Вот как одна метафора становится общей в высказываниях одного и другого рода. Можно привести и другие бесчисленные примеры этого, особенно среди высказываний серьезных. Как, например, Великий Капитан сидел однажды за пиршественным столом, где было так много людей, что не досталось места двум дворянам-итальянцам, прекрасно проявившим себя в бою. Он тут же поднялся сам, повелел всем встать и найти место для этих двоих, сказав: «Дайте сесть этим двум господам; если бы не они, нам, всем остальным, сейчас было бы нечего есть». В другой раз он сказал Диего Гарсии{267}, который уговаривал его уйти из опасного места, по которому била артиллерия: «Если Бог не вселил страха в ваше сердце, зачем вы хотите вселить его в мое?» А когда нынешнему французскому королю Людовику{268} вскоре после его коронации сказали, что настал час покарать врагов, нанесших ему много обид в бытность его герцогом Орлеанским, он ответил, что не дело короля Франции мстить за обиды, нанесенные герцогу Орлеанскому.

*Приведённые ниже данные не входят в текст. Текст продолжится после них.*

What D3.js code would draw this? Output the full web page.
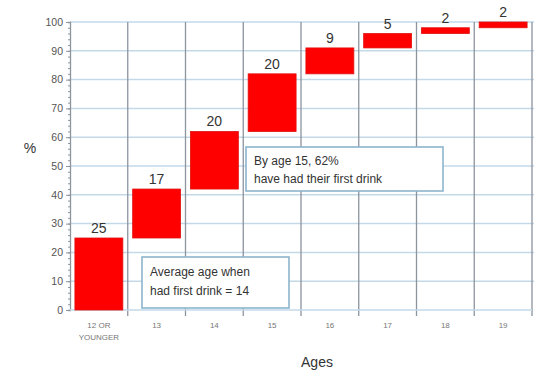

Еще подчас колкие остроты высказывают с определенной серьезностью, не возбуждая смеха. Например, Джем Оттоман{269}, брат Великого Турка{270}, будучи пленником в Риме, отозвался о том, как у нас в Италии обычно бьются на турнирах: «Для игры слишком много, а для серьезного дела – слишком мало». А когда ему рассказали, что король Ферранте-младший очень проворен и самой своей статью хорошо приспособлен к бегу, прыжкам, верховым упражнениям, он ответил, что в его стране этими упражнениями занимаются рабы, а знатные господа с детства изучают свободные искусства{271} и именно в них ищут себе похвалу.
Почти в том же роде, но чуть смешнее, сказанное архиепископом Флоренции кардиналу Алессандрийскому{272}: что у людей нет ничего, кроме их имущества, тела и души; но их имущество приводят в беспорядок юристы, тело – врачи, а душу – богословы.

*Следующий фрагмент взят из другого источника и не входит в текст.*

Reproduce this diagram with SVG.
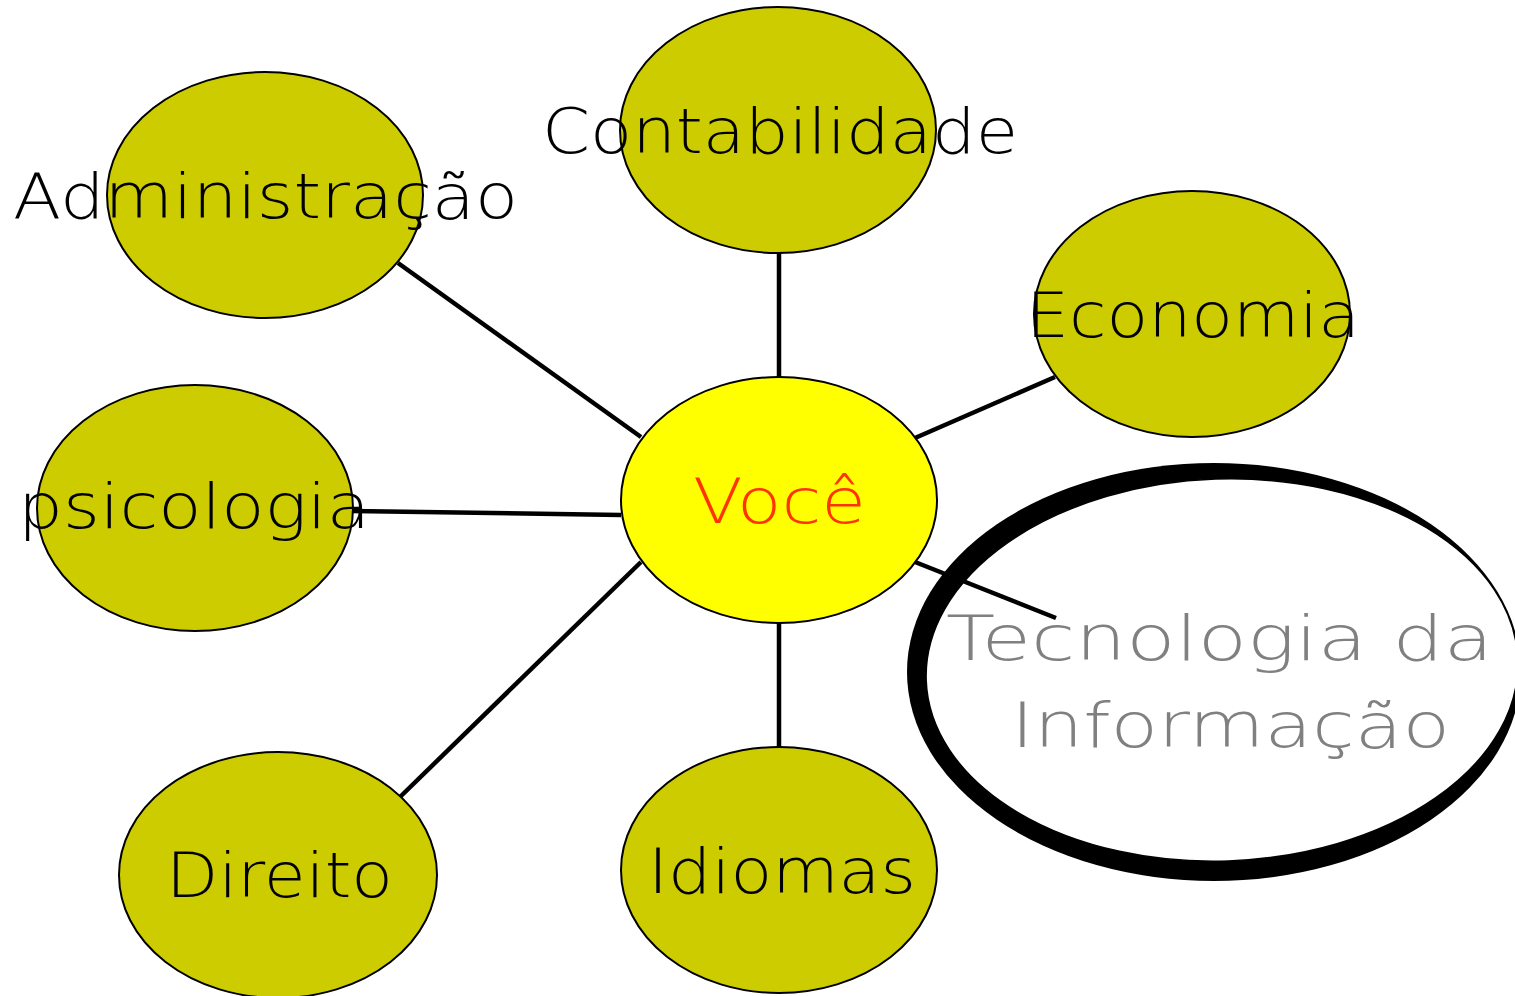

Джулиано Маньифико откликнулся на последнюю фразу:
– Нечто похожее сказал Николетто{273}: «Едва ли найдешь юриста, что сам судится, врача, что пьет лекарства, и богослова, который живет как добрый христианин».
Мессер Бернардо, улыбнувшись, продолжал:
– Примеров в таком роде, высказанных государями и весьма значительными людьми, бесчисленное множество. Но часто смешными бывают и сравнения, вроде того, как наш Пистойя писал к Серафино{274}: «Пришли мне обратно тот большой чемодан, что похож на тебя»; ведь, если помните, Серафино действительно чем-то очень напоминал чемодан. Некоторым кажется забавным сравнивать мужчин и женщин с лошадьми, собаками, птицами, а то и с сундуками, скамьями, каретами, подсвечниками; подчас это выходит остроумно, а иногда – абсолютно пресно. Так что и в сравнениях надо сообразовываться с местом, временем, лицом и всем остальным, о чем мы уже не раз говорили.
– Забавное сравнение, – сказал синьор Гаспаро Паллавичино, – сделал наш синьор Джованни Гонзага, сравнив своего сына Алессандро с Александром Великим{275}.
– Я об этом ничего не слышал, – ответил мессер Бернардо.